The Rainier CXL V8 uses GM’s 4L60-E four-speed automatic. Smooth operation, clean fluid, and documented service history are important indicators of condition.

Does the Buick Rainier CXL V8 have all-wheel drive?

It was available in rear-wheel-drive and all-wheel-drive configurations. AWD examples add traction and complexity, so transfer case operation, driveline fluids, and front-end condition should be checked carefully.

What are the most common Buick Rainier problems?

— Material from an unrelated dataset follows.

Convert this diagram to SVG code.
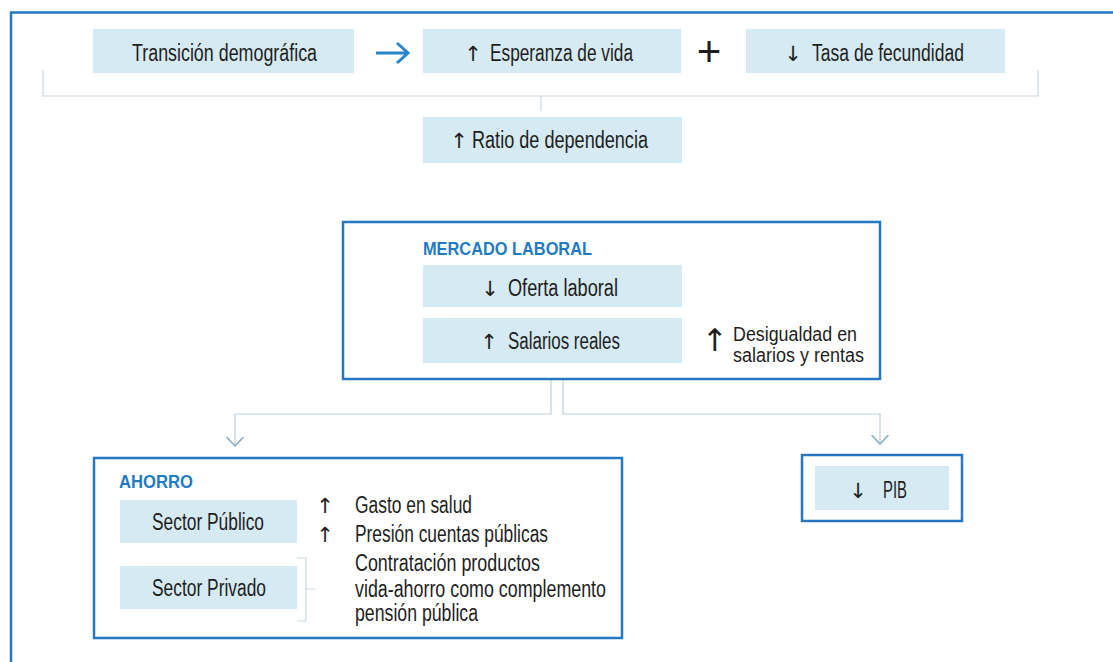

Common concerns include rear air-suspension leaks or compressor failure, front wheel bearing and suspension wear, instrument-cluster issues, HVAC actuator faults, fuel-level sender problems, exhaust manifold bolts, and 4L60-E transmission wear in neglected or hard-used vehicles.

Is the Buick Rainier CXL V8 collectible?

It is a niche-interest vehicle rather than an established collector staple. Desirability is strongest for clean, original, rust-free V8 examples with complete records. Its appeal is tied to Buick rarity, GMT360 parts support, and the character of the 5.3-liter small-block.

Are production numbers known for the Rainier CXL V8?

GM did not publish a widely accepted public breakdown of Rainier production by V8 engine, trim package, color, and driveline. Claims of exact V8 production rarity should be supported by factory documentation or verified build data.

What should buyers inspect first?

Start with rust, transmission behavior, rear air suspension operation, AWD function if equipped, service history, and warning lights. The engine is generally durable, but deferred chassis and electrical repairs can quickly exceed the value advantage of a cheap example.